What is asked: Report how many lines contain "chart". The answer is a single number.

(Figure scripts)

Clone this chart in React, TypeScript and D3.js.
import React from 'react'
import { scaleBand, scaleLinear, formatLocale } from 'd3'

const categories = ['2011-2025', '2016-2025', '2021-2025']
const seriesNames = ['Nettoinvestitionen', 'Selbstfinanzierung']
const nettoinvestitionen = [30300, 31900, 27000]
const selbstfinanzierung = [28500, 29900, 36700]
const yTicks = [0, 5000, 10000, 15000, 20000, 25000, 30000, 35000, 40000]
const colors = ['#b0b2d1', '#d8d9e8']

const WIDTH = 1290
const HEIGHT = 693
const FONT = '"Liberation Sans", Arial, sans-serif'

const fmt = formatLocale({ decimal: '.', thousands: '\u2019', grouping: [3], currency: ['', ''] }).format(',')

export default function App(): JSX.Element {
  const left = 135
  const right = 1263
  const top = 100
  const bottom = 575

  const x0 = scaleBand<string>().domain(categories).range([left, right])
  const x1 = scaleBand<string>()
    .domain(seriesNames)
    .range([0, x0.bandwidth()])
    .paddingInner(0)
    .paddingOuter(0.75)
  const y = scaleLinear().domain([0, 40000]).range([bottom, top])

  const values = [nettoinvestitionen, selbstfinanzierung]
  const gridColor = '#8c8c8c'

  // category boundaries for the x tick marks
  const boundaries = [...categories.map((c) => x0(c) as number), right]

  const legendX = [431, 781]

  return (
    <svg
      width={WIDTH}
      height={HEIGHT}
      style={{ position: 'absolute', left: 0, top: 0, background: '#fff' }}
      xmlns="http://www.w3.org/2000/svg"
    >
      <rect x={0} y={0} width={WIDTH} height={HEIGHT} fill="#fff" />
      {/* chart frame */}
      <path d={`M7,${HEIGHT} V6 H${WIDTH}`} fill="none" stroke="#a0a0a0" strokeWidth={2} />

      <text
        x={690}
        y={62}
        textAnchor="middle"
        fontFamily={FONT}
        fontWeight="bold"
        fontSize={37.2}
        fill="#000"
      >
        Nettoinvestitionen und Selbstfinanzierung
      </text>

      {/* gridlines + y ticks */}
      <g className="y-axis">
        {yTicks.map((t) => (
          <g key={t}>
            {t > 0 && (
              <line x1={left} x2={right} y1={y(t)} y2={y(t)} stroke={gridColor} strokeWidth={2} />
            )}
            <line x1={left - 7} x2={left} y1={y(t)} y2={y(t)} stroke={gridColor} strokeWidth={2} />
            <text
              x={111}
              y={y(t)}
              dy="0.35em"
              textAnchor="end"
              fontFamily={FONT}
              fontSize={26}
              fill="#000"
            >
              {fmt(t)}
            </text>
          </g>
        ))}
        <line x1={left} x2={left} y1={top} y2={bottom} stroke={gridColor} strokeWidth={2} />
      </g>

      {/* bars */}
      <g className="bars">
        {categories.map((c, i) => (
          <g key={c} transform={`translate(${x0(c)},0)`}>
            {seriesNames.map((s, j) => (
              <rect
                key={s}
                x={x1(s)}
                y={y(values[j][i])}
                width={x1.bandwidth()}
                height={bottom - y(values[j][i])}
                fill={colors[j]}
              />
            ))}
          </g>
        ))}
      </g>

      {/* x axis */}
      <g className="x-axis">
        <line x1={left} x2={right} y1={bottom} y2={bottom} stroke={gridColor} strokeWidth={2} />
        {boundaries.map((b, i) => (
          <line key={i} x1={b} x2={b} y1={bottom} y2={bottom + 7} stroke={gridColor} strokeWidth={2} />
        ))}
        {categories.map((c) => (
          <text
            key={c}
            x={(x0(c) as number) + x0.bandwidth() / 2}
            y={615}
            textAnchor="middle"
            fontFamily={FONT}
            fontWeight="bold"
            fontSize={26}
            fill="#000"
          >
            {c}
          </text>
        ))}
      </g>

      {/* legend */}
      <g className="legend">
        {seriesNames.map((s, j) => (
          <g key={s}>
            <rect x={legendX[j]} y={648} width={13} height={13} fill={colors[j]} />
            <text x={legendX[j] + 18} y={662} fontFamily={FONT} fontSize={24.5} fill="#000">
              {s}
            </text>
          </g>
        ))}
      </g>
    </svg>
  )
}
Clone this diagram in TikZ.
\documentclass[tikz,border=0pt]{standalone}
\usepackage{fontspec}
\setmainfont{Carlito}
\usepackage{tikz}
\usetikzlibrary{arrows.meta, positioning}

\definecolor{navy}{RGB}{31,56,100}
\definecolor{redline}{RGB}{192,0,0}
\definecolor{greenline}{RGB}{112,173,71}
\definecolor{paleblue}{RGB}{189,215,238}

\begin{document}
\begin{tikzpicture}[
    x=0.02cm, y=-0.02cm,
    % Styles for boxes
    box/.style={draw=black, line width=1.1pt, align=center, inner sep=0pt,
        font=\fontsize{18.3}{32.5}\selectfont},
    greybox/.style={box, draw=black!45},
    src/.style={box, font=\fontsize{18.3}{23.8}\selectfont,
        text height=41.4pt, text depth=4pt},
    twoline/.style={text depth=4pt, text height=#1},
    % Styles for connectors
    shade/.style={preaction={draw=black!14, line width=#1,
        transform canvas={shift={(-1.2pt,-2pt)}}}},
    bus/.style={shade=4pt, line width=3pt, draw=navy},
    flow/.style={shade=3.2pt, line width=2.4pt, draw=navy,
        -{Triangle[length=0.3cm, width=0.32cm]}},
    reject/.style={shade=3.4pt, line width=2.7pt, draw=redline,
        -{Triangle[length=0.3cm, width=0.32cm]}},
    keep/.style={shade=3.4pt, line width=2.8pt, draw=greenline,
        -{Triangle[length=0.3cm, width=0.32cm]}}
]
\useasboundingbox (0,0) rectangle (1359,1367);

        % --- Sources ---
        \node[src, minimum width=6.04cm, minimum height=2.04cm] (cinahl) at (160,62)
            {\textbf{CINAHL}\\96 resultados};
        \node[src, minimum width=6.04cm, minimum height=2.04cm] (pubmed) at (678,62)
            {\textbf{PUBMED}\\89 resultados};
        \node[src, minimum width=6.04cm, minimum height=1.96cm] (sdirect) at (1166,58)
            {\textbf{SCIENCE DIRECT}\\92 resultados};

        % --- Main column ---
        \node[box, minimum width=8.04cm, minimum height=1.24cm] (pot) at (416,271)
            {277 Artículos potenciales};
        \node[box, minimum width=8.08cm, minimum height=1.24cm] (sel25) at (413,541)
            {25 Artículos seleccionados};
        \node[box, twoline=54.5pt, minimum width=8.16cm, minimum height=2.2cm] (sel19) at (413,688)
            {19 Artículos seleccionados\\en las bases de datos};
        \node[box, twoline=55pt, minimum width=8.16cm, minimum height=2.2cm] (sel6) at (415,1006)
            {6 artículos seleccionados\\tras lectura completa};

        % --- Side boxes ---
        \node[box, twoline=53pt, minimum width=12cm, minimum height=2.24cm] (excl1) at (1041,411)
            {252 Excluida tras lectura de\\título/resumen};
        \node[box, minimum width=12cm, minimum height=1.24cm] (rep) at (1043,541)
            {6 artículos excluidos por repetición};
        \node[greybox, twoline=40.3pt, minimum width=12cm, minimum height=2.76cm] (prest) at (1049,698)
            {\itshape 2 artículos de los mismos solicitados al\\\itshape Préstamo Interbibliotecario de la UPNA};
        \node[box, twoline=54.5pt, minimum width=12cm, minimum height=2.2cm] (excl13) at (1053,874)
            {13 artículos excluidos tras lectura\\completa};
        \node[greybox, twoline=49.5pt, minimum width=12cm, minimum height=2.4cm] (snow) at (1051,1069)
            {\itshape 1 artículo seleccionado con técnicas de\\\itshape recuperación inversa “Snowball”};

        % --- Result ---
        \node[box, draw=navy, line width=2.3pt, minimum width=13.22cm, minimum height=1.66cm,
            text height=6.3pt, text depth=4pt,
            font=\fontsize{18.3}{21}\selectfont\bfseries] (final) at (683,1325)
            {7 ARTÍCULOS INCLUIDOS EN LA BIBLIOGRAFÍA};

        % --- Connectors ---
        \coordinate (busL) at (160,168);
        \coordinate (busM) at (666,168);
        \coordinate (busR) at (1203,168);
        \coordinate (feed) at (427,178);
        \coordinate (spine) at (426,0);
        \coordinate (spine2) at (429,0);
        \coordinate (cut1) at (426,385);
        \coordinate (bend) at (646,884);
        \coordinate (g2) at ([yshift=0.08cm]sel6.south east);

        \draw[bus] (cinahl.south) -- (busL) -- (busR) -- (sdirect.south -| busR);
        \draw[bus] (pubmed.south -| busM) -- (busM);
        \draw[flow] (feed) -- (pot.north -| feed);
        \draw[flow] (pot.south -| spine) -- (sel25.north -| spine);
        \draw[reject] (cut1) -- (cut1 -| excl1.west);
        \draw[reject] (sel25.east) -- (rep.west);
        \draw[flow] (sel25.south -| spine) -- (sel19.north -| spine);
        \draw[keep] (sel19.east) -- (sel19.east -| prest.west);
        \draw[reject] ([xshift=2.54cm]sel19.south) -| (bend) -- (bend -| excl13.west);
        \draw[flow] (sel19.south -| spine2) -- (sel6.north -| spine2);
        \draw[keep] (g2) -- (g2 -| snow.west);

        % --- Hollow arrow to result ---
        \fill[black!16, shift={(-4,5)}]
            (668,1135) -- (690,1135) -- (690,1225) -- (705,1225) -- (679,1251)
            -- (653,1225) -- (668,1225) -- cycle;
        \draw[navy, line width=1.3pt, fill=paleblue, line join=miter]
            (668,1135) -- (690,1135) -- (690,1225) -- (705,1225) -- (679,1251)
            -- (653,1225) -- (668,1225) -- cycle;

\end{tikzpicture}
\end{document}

Correct result: 2